Wednesday, November 06, 2019

'I Discovered Charles Dickens and Went Crazy'

I admire versatility of interests, especially among writers. It suggests a healthy, even joyous engagement with the world. Everything, potentially, is interesting and worthy of study. My mother complained I had too many pastimes, what with rock and butterfly collecting, chess, philately, my LPs and Edgar Rice Burroughs. As a newspaper reporter I was happiest working general assignment. Journalists by nature are not specialists but generalists. We have to know a little about everything. My late friend David Myers, adapting Sir Isaiah Berlin’s famous categories, proudly proclaimed himself (and me) a fox. Think of A.J. Liebling, who wrote enthusiastically about food, combat, France, boxing, newspapers, Louisiana politics and much else.

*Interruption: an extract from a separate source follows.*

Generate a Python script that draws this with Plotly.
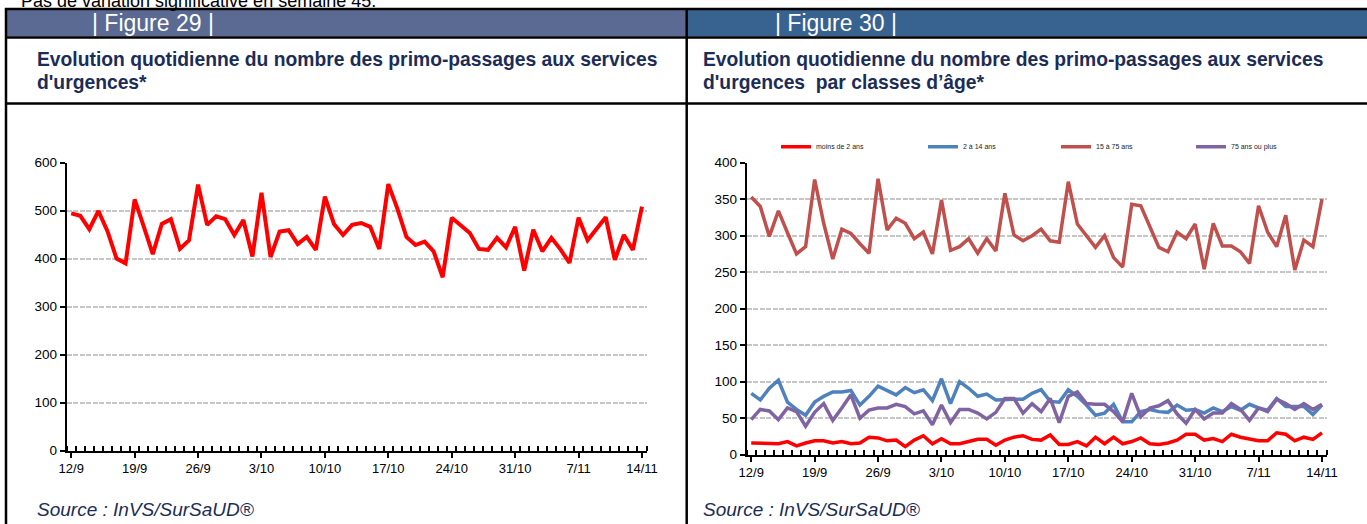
import plotly.graph_objects as go

W, H = 1367, 524

# ---------------- data ----------------
day_index = list(range(64))  # 12/9 .. 14/11
tick_positions = [0, 7, 14, 21, 28, 35, 42, 49, 56, 63]
tick_labels = ["12/9", "19/9", "26/9", "3/10", "10/10", "17/10", "24/10", "31/10", "7/11", "14/11"]

total_passages = [494, 489, 461, 499, 457, 400, 390, 523, 467, 409, 472, 482, 420, 438, 554, 470,
                  488, 482, 449, 480, 404, 537, 403, 456, 459, 430, 445, 418, 529, 472, 449, 470,
                  474, 466, 420, 555, 504, 445, 428, 435, 415, 361, 485, 470, 453, 420, 418, 443,
                  423, 466, 375, 460, 415, 443, 419, 391, 485, 438, 463, 486, 397, 449, 418, 508]

age_lt2 = [16, 16, 16, 15, 18, 12, 16, 19, 19, 16, 18, 15, 16, 24, 23, 19, 20, 11, 20, 26, 15,
           22, 15, 15, 18, 21, 21, 13, 20, 24, 26, 21, 20, 27, 14, 14, 18, 12, 24, 15, 24, 15,
           18, 23, 15, 14, 16, 20, 28, 28, 20, 22, 18, 28, 24, 21, 19, 19, 30, 28, 19, 24, 21, 30]

age_2_14 = [84, 75, 91, 102, 72, 62, 54, 72, 80, 86, 86, 88, 68, 80, 94, 88, 82, 92, 85, 89, 74,
            104, 70, 100, 91, 80, 83, 75, 76, 76, 76, 84, 89, 73, 72, 89, 80, 68, 54, 57, 69, 45,
            45, 59, 62, 59, 58, 68, 61, 62, 57, 64, 59, 66, 61, 69, 64, 61, 77, 66, 66, 66, 55, 68]

age_15_75 = [353, 340, 299, 334, 304, 275, 285, 377, 317, 268, 309, 303, 289, 276, 378, 308,
             324, 317, 296, 305, 275, 349, 280, 285, 296, 276, 296, 279, 358, 301, 293, 300,
             309, 293, 291, 374, 316, 300, 284, 300, 270, 257, 343, 341, 312, 284, 278, 305,
             296, 316, 254, 317, 286, 286, 278, 262, 341, 305, 285, 328, 253, 294, 285, 350]

age_75plus = [48, 62, 60, 48, 64, 59, 39, 58, 70, 47, 64, 82, 50, 61, 64, 64, 69, 66, 56, 60, 41,
              68, 44, 62, 62, 57, 49, 58, 77, 77, 57, 70, 59, 77, 44, 80, 86, 70, 69, 69, 59, 45,
              84, 52, 64, 67, 74, 56, 43, 62, 49, 57, 57, 70, 62, 47, 64, 59, 76, 70, 62, 70, 62, 69]

series_names = ["moins de 2 ans", "2 à 14 ans", "15 à 75 ans", "75 ans ou plus"]
series_colors = ["#ff0000", "#4f81bd", "#c0504d", "#8064a2"]

# ---------------- helpers ----------------
def px_x(x):
    return x / W

def px_y(y):
    return 1 - y / H

FONT = "Liberation Sans, Arial, sans-serif"
NAVY = "#1b2d57"

fig = go.Figure()

fig.add_trace(go.Scatter(x=day_index, y=total_passages, mode="lines",
                         line=dict(color="#ff0000", width=4),
                         xaxis="x", yaxis="y", showlegend=False, hoverinfo="skip"))

series_values = [age_lt2, age_2_14, age_15_75, age_75plus]
legend_ids = ["legend", "legend2", "legend3", "legend4"]
for name, vals, col, lg in zip(series_names, series_values, series_colors, legend_ids):
    fig.add_trace(go.Scatter(x=day_index, y=vals, mode="lines", name=name,
                             line=dict(color=col, width=3.5),
                             xaxis="x2", yaxis="y2", showlegend=True, legend=lg,
                             hoverinfo="skip"))

grid = dict(showgrid=True, gridcolor="#c6c6c6", gridwidth=2.4, griddash="5px,1.5px")

def xaxis_cfg(domain, anchor):
    return dict(domain=domain, anchor=anchor, range=[-0.5, 63.5],
                tickmode="array", tickvals=tick_positions, ticktext=tick_labels,
                ticks="outside", ticklen=5, tickwidth=1.5, tickcolor="black",
                showline=True, linecolor="black", linewidth=2,
                showgrid=False, zeroline=False, automargin=False,
                tickfont=dict(family=FONT, size=13, color="black"),
                minor=dict(tickmode="linear", tick0=-0.5, dtick=1, ticks="inside",
                           ticklen=5, tickwidth=1.5, tickcolor="black", showgrid=False),
                fixedrange=True)

def yaxis_cfg(domain, anchor, rng, dtick):
    d = dict(domain=domain, anchor=anchor, range=rng, dtick=dtick, tick0=0,
             ticks="outside", ticklen=5, tickwidth=1.5, tickcolor="black",
             showline=True, linecolor="black", linewidth=2, zeroline=False, automargin=False,
             tickfont=dict(family=FONT, size=13.5, color="black"), fixedrange=True)
    d.update(grid)
    return d

fig.update_layout(
    width=W, height=H,
    margin=dict(l=0, r=0, t=0, b=0, pad=0, autoexpand=False),
    paper_bgcolor="white", plot_bgcolor="white",
    xaxis=xaxis_cfg([px_x(66.7), px_x(646.5)], "y"),
    yaxis=yaxis_cfg([px_y(450.5), px_y(162.5)], "x", [0, 600], 100),
    xaxis2=xaxis_cfg([px_x(746.7), px_x(1326.5)], "y2"),
    yaxis2=yaxis_cfg([px_y(454.7), px_y(162.7)], "x2", [0, 400], 50),
)

leg_common = dict(orientation="h", yanchor="middle", y=px_y(146.7), xanchor="left",
                  font=dict(family=FONT, size=7, color="#222222"),
                  bgcolor="rgba(0,0,0,0)", borderwidth=0, itemwidth=30)
legend_x = [776, 923, 1056, 1191]
fig.update_layout(legend=dict(x=px_x(legend_x[0]), **leg_common),
                  legend2=dict(x=px_x(legend_x[1]), **leg_common),
                  legend3=dict(x=px_x(legend_x[2]), **leg_common),
                  legend4=dict(x=px_x(legend_x[3]), **leg_common))

shapes = []
# header bars
shapes.append(dict(type="rect", xref="paper", yref="paper", x0=px_x(6), x1=px_x(686),
                   y0=px_y(36.5), y1=px_y(9.5), fillcolor="#5a6a92", line_width=0, layer="below"))
shapes.append(dict(type="rect", xref="paper", yref="paper", x0=px_x(687.5), x1=1,
                   y0=px_y(36.5), y1=px_y(9.5), fillcolor="#386290", line_width=0, layer="below"))
# horizontal black lines
for yy in [9, 37.5, 103.5]:
    shapes.append(dict(type="line", xref="paper", yref="paper", x0=px_x(5), x1=1,
                       y0=px_y(yy), y1=px_y(yy), line=dict(color="black", width=2.5)))
# vertical black lines
for xx in [6, 686.7]:
    shapes.append(dict(type="line", xref="paper", yref="paper", x0=px_x(xx), x1=px_x(xx),
                       y0=px_y(8), y1=0, line=dict(color="black", width=2.5)))

annotations = []
annotations.append(dict(text="Pas de variation significative en semaine 45.", xref="paper", yref="paper",
                        x=px_x(19), y=px_y(13), xanchor="left", yanchor="bottom", showarrow=False,
                        font=dict(family=FONT, size=18, color="black")))
annotations.append(dict(text="| Figure 29 |", xref="paper", yref="paper",
                        x=px_x(90), y=px_y(23), xanchor="left", yanchor="middle", showarrow=False,
                        font=dict(family=FONT, size=23, color="white")))
annotations.append(dict(text="| Figure 30 |", xref="paper", yref="paper",
                        x=px_x(773), y=px_y(23), xanchor="left", yanchor="middle", showarrow=False,
                        font=dict(family=FONT, size=23, color="white")))
title_lines = {
    35: ["Evolution quotidienne du nombre des primo-passages aux services", "d'urgences*"],
    701: ["Evolution quotidienne du nombre des primo-passages aux services", "d'urgences  par classes d’âge*"],
}
for tx, lines in title_lines.items():
    for ty, line in zip([60, 83], lines):
        annotations.append(dict(text="<b>" + line + "</b>", xref="paper", yref="paper",
                                x=px_x(tx), y=px_y(ty), xanchor="left", yanchor="middle",
                                align="left", showarrow=False,
                                font=dict(family=FONT, size=19.3, color=NAVY)))
for sx in [35, 701]:
    annotations.append(dict(text="<i>Source : InVS/SurSaUD®</i>", xref="paper", yref="paper",
                            x=px_x(sx), y=px_y(509), xanchor="left", yanchor="middle", showarrow=False,
                            font=dict(family=FONT, size=19, color=NAVY)))

fig.update_layout(shapes=shapes, annotations=annotations)

fig.write_html("out.html",
               config=dict(displayModeBar=False, staticPlot=False),
               post_script="document.body.style.margin='0';document.body.style.overflow='hidden';")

A writer reminiscent of Liebling in this sense is Neville Cardus (1888-1975). Like Liebling his interests straddled high and low, classical and popular. A dedicated autodidact, he never went to college (reminding me of a slightly younger English contemporary, V.S. Pritchett) and was hired by the Manchester Guardian as its cricket correspondent in 1919 and its chief music critic in 1927. He held both jobs simultaneously until 1940. As a critic, Cardus was idiosyncratic, and championed Delius, Mahler, Bruckner and Richard Strauss. I admire his gusto and industry. In his Autobiography (Collins, 1947), Cardus writes of his boyhood:

“I discovered Charles Dickens and went crazy. I borrowed Copperfield from the Municipal Lending Library and the ordinary universe became unreal, hardly there. I read at meals; I read in the streets; at night I would read under the lamps on my way to anywhere I happened to be going; I would read until I was frozen cold, then run like mad to the next lamp.”

Cardus prized Dickensian energy, in music as in cricket (a sport that I, like most Americans, find terminally baffling). The passage continues:

“I read in bed surreptitiously and against the rules, using a tallow candle. I read myself to an acute state of myopia. . . .I can write of this boy without self-consciousness. He happened so long ago. He might have been my son.”

On the final page of his Autobiography, Cardus writes:

“I have stored my mind and heart with good things; if I live another fifty years there will not be enough time to explore and savour to the full this harvest. Such harvests need to be jealously preserved, and we should offer constant thanksgiving for them.”